# Exercise instructions
Repeat, exactly and completely, the material that follows. Omit the pictures.
######
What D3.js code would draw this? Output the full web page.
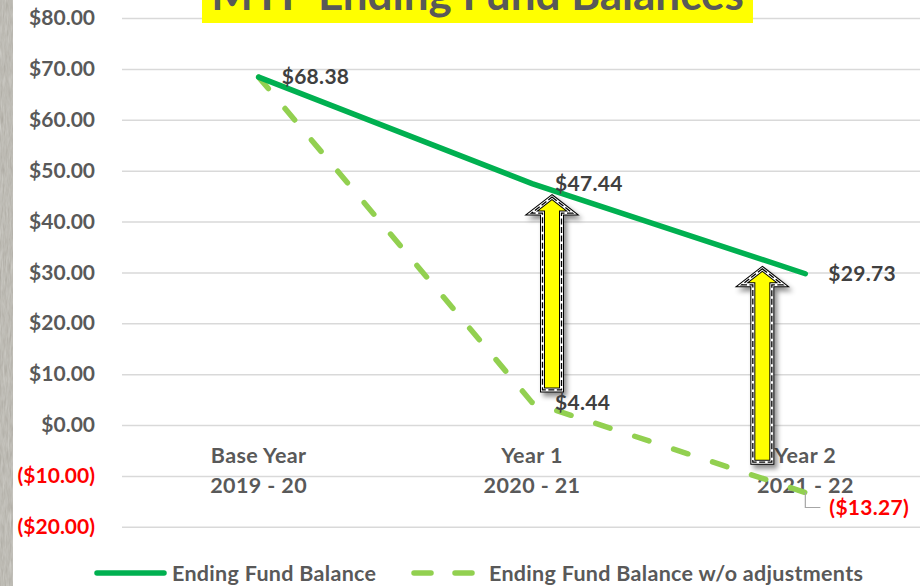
<!DOCTYPE html>
<html>
<head>
<meta charset="utf-8">
<script src="https://cdn.jsdelivr.net/npm/d3@7"></script>
<style>
body { margin: 0; background: #fff; }
svg { display: block; font-family: Lato, "Open Sans", sans-serif; font-weight: bold; }
</style>
</head>
<body>
<svg id="chart" width="920" height="586"></svg>
<script>
// chart values
var catLine1 = ["Base Year", "Year 1", "Year 2"];
var catLine2 = ["2019 - 20", "2020 - 21", "2021 - 22"];
var withAdj = [68.38, 47.44, 29.73];
var withoutAdj = [68.38, 4.44, -13.27];
var yTicks = [-20, -10, 0, 10, 20, 30, 40, 50, 60, 70, 80];
var seriesNames = ["Ending Fund Balance", "Ending Fund Balance w/o adjustments"];
var titleText = "MYP Ending Fund Balances";
// yellow arrows: from (w/o) value up to (with) value, per year
var arrowCat = [1, 2];
var arrowFrom = [6.9, -7.3];
var arrowTo = [44.8, 30.7];

var solidGreen = "#00B050",
    lightGreen = "#92D050",
    textGrey = "#595959";

var svg = d3.select("#chart");
var defs = svg.append("defs");

// stone strip texture on the left
var stone = defs.append("filter").attr("id", "stone").attr("x", 0).attr("y", 0).attr("width", 1).attr("height", 1);
stone.append("feTurbulence").attr("type", "fractalNoise").attr("baseFrequency", "0.6 0.08").attr("numOctaves", 3).attr("result", "n");
stone.append("feColorMatrix").attr("in", "n").attr("type", "matrix")
    .attr("values", "0 0 0 0 0.62  0 0 0 0 0.61  0 0 0 0 0.57  0.6 0.6 0.6 0 -0.4").attr("result", "c");
stone.append("feComposite").attr("in", "c").attr("in2", "SourceGraphic").attr("operator", "over");

var shadow = defs.append("filter").attr("id", "shadow").attr("x", "-50%").attr("y", "-20%").attr("width", "200%").attr("height", "140%");
shadow.append("feDropShadow").attr("dx", 3).attr("dy", 4).attr("stdDeviation", 2.5)
    .attr("flood-color", "#000").attr("flood-opacity", 0.45);

svg.append("rect").attr("x", 0).attr("y", 0).attr("width", 13).attr("height", 586)
    .attr("fill", "#aaa79f").attr("filter", "url(#stone)");

var x = d3.scalePoint().domain(d3.range(catLine1.length)).range([122, 942]).padding(0.5);
var y = d3.scaleLinear().domain([-20, 80]).range([526.75, 18]);

var money = function(d) {
    return d < 0 ? "($" + Math.abs(d).toFixed(2) + ")" : "$" + d.toFixed(2);
};

// gridlines
var grid = svg.append("g").attr("transform", "translate(122,0)")
    .call(d3.axisLeft(y).tickValues(yTicks).tickSize(-820).tickFormat(""));
grid.select(".domain").remove();
grid.selectAll("line").attr("stroke", "#d9d9d9").attr("stroke-width", 1.5);

// y axis labels
var yAx = svg.append("g").attr("transform", "translate(122,0)")
    .call(d3.axisLeft(y).tickValues(yTicks).tickSize(0).tickPadding(27).tickFormat(money));
yAx.select(".domain").remove();
yAx.selectAll("text")
    .attr("font-size", 21).attr("font-family", "Lato, sans-serif").attr("font-weight", "bold")
    .attr("fill", function(d) { return d < 0 ? "#FF0000" : textGrey; });

// category labels
var cats = svg.append("g").attr("font-size", 21.5).attr("fill", textGrey).attr("letter-spacing", 0.4);
cats.selectAll("text.l1").data(catLine1).enter().append("text")
    .attr("x", function(d, i) { return x(i); }).attr("y", 463)
    .attr("text-anchor", "middle").text(function(d) { return d; });
cats.selectAll("text.l2").data(catLine2).enter().append("text")
    .attr("x", function(d, i) { return x(i); }).attr("y", 493)
    .attr("text-anchor", "middle").text(function(d) { return d; });

// lines
var line = d3.line().x(function(d, i) { return x(i); }).y(function(d) { return y(d); });
svg.append("path").datum(withoutAdj).attr("d", line).attr("fill", "none")
    .attr("stroke", lightGreen).attr("stroke-width", 5.5).attr("stroke-linecap", "round")
    .attr("stroke-dasharray", "15,26");
svg.append("path").datum(withAdj).attr("d", line).attr("fill", "none")
    .attr("stroke", solidGreen).attr("stroke-width", 5.5).attr("stroke-linecap", "round");

// yellow block arrows
var arrowPath = function(cx, yTop, yBot) {
    var sw = 9.5, hw = 20.5, hh = 16;
    return "M" + cx + "," + yTop +
        "L" + (cx + hw) + "," + (yTop + hh) +
        "L" + (cx + sw) + "," + (yTop + hh) +
        "L" + (cx + sw) + "," + yBot +
        "L" + (cx - sw) + "," + yBot +
        "L" + (cx - sw) + "," + (yTop + hh) +
        "L" + (cx - hw) + "," + (yTop + hh) + "Z";
};
var arrowShift = [20, -43];
var arrows = svg.append("g");
arrowCat.forEach(function(c, i) {
    var d = arrowPath(x(c) + arrowShift[i], y(arrowTo[i]), y(arrowFrom[i]));
    arrows.append("path").attr("d", d).attr("fill", "#FFFF00")
        .attr("stroke", "#000").attr("stroke-width", 5).attr("stroke-linejoin", "miter")
        .attr("filter", "url(#shadow)");
    arrows.append("path").attr("d", d).attr("fill", "none")
        .attr("stroke", "#fff").attr("stroke-width", 3);
    arrows.append("path").attr("d", d).attr("fill", "none")
        .attr("stroke", "#000").attr("stroke-width", 1.3).attr("stroke-dasharray", "6,2.5");
});

// data labels
var lbl = svg.append("g").attr("font-size", 21).attr("fill", "#404040").attr("letter-spacing", 0.3);
withAdj.forEach(function(v, i) {
    lbl.append("text").attr("x", x(i) + 23).attr("y", y(v)).attr("dy", "0.35em").text(money(v));
});
withoutAdj.forEach(function(v, i) {
    if (i === 0) return;
    if (v >= 0) {
        lbl.append("text").attr("x", x(i) + 23).attr("y", y(v)).attr("dy", "0.35em").text(money(v));
    } else {
        var px = x(i), py = y(v);
        svg.append("polyline")
            .attr("points", px + "," + py + " " + px + "," + (py + 15) + " " + (px + 15) + "," + (py + 15))
            .attr("fill", "none").attr("stroke", "#a6a6a6").attr("stroke-width", 1.2);
        lbl.append("text").attr("x", px + 24).attr("y", py + 15).attr("dy", "0.35em")
            .attr("fill", "#FF0000").text(money(v));
    }
});

// title
svg.append("rect").attr("x", 202).attr("y", -30).attr("width", 551).attr("height", 53).attr("fill", "#FFFF00");
svg.append("text").attr("x", 477.5).attr("y", 10).attr("text-anchor", "middle")
    .attr("font-size", 44).attr("fill", textGrey).text(titleText);

// legend
var leg = svg.append("g").attr("font-size", 21.5).attr("fill", textGrey).attr("letter-spacing", 0.3);
leg.append("line").attr("x1", 97).attr("x2", 164).attr("y1", 573).attr("y2", 573)
    .attr("stroke", solidGreen).attr("stroke-width", 5.5).attr("stroke-linecap", "round");
leg.append("text").attr("x", 172).attr("y", 573).attr("dy", "0.35em").text(seriesNames[0]);
leg.append("line").attr("x1", 414).attr("x2", 476).attr("y1", 573).attr("y2", 573)
    .attr("stroke", lightGreen).attr("stroke-width", 5.5).attr("stroke-linecap", "round")
    .attr("stroke-dasharray", "17,24");
leg.append("text").attr("x", 489).attr("y", 573).attr("dy", "0.35em").text(seriesNames[1]);
</script>
</body>
</html>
######
# Finished task
What D3.js code would draw this? Output the full web page.
<!DOCTYPE html>
<html>
<head>
<meta charset="utf-8">
<script src="https://cdn.jsdelivr.net/npm/d3@7"></script>
<style>
body { margin: 0; background: #fff; }
svg { display: block; font-family: Lato, "Open Sans", sans-serif; font-weight: bold; }
</style>
</head>
<body>
<svg id="chart" width="920" height="586"></svg>
<script>
// chart values
var catLine1 = ["Base Year", "Year 1", "Year 2"];
var catLine2 = ["2019 - 20", "2020 - 21", "2021 - 22"];
var withAdj = [68.38, 47.44, 29.73];
var withoutAdj = [68.38, 4.44, -13.27];
var yTicks = [-20, -10, 0, 10, 20, 30, 40, 50, 60, 70, 80];
var seriesNames = ["Ending Fund Balance", "Ending Fund Balance w/o adjustments"];
var titleText = "MYP Ending Fund Balances";
// yellow arrows: from (w/o) value up to (with) value, per year
var arrowCat = [1, 2];
var arrowFrom = [6.9, -7.3];
var arrowTo = [44.8, 30.7];

var solidGreen = "#00B050",
    lightGreen = "#92D050",
    textGrey = "#595959";

var svg = d3.select("#chart");
var defs = svg.append("defs");

// stone strip texture on the left
var stone = defs.append("filter").attr("id", "stone").attr("x", 0).attr("y", 0).attr("width", 1).attr("height", 1);
stone.append("feTurbulence").attr("type", "fractalNoise").attr("baseFrequency", "0.6 0.08").attr("numOctaves", 3).attr("result", "n");
stone.append("feColorMatrix").attr("in", "n").attr("type", "matrix")
    .attr("values", "0 0 0 0 0.62  0 0 0 0 0.61  0 0 0 0 0.57  0.6 0.6 0.6 0 -0.4").attr("result", "c");
stone.append("feComposite").attr("in", "c").attr("in2", "SourceGraphic").attr("operator", "over");

var shadow = defs.append("filter").attr("id", "shadow").attr("x", "-50%").attr("y", "-20%").attr("width", "200%").attr("height", "140%");
shadow.append("feDropShadow").attr("dx", 3).attr("dy", 4).attr("stdDeviation", 2.5)
    .attr("flood-color", "#000").attr("flood-opacity", 0.45);

svg.append("rect").attr("x", 0).attr("y", 0).attr("width", 13).attr("height", 586)
    .attr("fill", "#aaa79f").attr("filter", "url(#stone)");

var x = d3.scalePoint().domain(d3.range(catLine1.length)).range([122, 942]).padding(0.5);
var y = d3.scaleLinear().domain([-20, 80]).range([526.75, 18]);

var money = function(d) {
    return d < 0 ? "($" + Math.abs(d).toFixed(2) + ")" : "$" + d.toFixed(2);
};

// gridlines
var grid = svg.append("g").attr("transform", "translate(122,0)")
    .call(d3.axisLeft(y).tickValues(yTicks).tickSize(-820).tickFormat(""));
grid.select(".domain").remove();
grid.selectAll("line").attr("stroke", "#d9d9d9").attr("stroke-width", 1.5);

// y axis labels
var yAx = svg.append("g").attr("transform", "translate(122,0)")
    .call(d3.axisLeft(y).tickValues(yTicks).tickSize(0).tickPadding(27).tickFormat(money));
yAx.select(".domain").remove();
yAx.selectAll("text")
    .attr("font-size", 21).attr("font-family", "Lato, sans-serif").attr("font-weight", "bold")
    .attr("fill", function(d) { return d < 0 ? "#FF0000" : textGrey; });

// category labels
var cats = svg.append("g").attr("font-size", 21.5).attr("fill", textGrey).attr("letter-spacing", 0.4);
cats.selectAll("text.l1").data(catLine1).enter().append("text")
    .attr("x", function(d, i) { return x(i); }).attr("y", 463)
    .attr("text-anchor", "middle").text(function(d) { return d; });
cats.selectAll("text.l2").data(catLine2).enter().append("text")
    .attr("x", function(d, i) { return x(i); }).attr("y", 493)
    .attr("text-anchor", "middle").text(function(d) { return d; });

// lines
var line = d3.line().x(function(d, i) { return x(i); }).y(function(d) { return y(d); });
svg.append("path").datum(withoutAdj).attr("d", line).attr("fill", "none")
    .attr("stroke", lightGreen).attr("stroke-width", 5.5).attr("stroke-linecap", "round")
    .attr("stroke-dasharray", "15,26");
svg.append("path").datum(withAdj).attr("d", line).attr("fill", "none")
    .attr("stroke", solidGreen).attr("stroke-width", 5.5).attr("stroke-linecap", "round");

// yellow block arrows
var arrowPath = function(cx, yTop, yBot) {
    var sw = 9.5, hw = 20.5, hh = 16;
    return "M" + cx + "," + yTop +
        "L" + (cx + hw) + "," + (yTop + hh) +
        "L" + (cx + sw) + "," + (yTop + hh) +
        "L" + (cx + sw) + "," + yBot +
        "L" + (cx - sw) + "," + yBot +
        "L" + (cx - sw) + "," + (yTop + hh) +
        "L" + (cx - hw) + "," + (yTop + hh) + "Z";
};
var arrowShift = [20, -43];
var arrows = svg.append("g");
arrowCat.forEach(function(c, i) {
    var d = arrowPath(x(c) + arrowShift[i], y(arrowTo[i]), y(arrowFrom[i]));
    arrows.append("path").attr("d", d).attr("fill", "#FFFF00")
        .attr("stroke", "#000").attr("stroke-width", 5).attr("stroke-linejoin", "miter")
        .attr("filter", "url(#shadow)");
    arrows.append("path").attr("d", d).attr("fill", "none")
        .attr("stroke", "#fff").attr("stroke-width", 3);
    arrows.append("path").attr("d", d).attr("fill", "none")
        .attr("stroke", "#000").attr("stroke-width", 1.3).attr("stroke-dasharray", "6,2.5");
});

// data labels
var lbl = svg.append("g").attr("font-size", 21).attr("fill", "#404040").attr("letter-spacing", 0.3);
withAdj.forEach(function(v, i) {
    lbl.append("text").attr("x", x(i) + 23).attr("y", y(v)).attr("dy", "0.35em").text(money(v));
});
withoutAdj.forEach(function(v, i) {
    if (i === 0) return;
    if (v >= 0) {
        lbl.append("text").attr("x", x(i) + 23).attr("y", y(v)).attr("dy", "0.35em").text(money(v));
    } else {
        var px = x(i), py = y(v);
        svg.append("polyline")
            .attr("points", px + "," + py + " " + px + "," + (py + 15) + " " + (px + 15) + "," + (py + 15))
            .attr("fill", "none").attr("stroke", "#a6a6a6").attr("stroke-width", 1.2);
        lbl.append("text").attr("x", px + 24).attr("y", py + 15).attr("dy", "0.35em")
            .attr("fill", "#FF0000").text(money(v));
    }
});

// title
svg.append("rect").attr("x", 202).attr("y", -30).attr("width", 551).attr("height", 53).attr("fill", "#FFFF00");
svg.append("text").attr("x", 477.5).attr("y", 10).attr("text-anchor", "middle")
    .attr("font-size", 44).attr("fill", textGrey).text(titleText);

// legend
var leg = svg.append("g").attr("font-size", 21.5).attr("fill", textGrey).attr("letter-spacing", 0.3);
leg.append("line").attr("x1", 97).attr("x2", 164).attr("y1", 573).attr("y2", 573)
    .attr("stroke", solidGreen).attr("stroke-width", 5.5).attr("stroke-linecap", "round");
leg.append("text").attr("x", 172).attr("y", 573).attr("dy", "0.35em").text(seriesNames[0]);
leg.append("line").attr("x1", 414).attr("x2", 476).attr("y1", 573).attr("y2", 573)
    .attr("stroke", lightGreen).attr("stroke-width", 5.5).attr("stroke-linecap", "round")
    .attr("stroke-dasharray", "17,24");
leg.append("text").attr("x", 489).attr("y", 573).attr("dy", "0.35em").text(seriesNames[1]);
</script>
</body>
</html>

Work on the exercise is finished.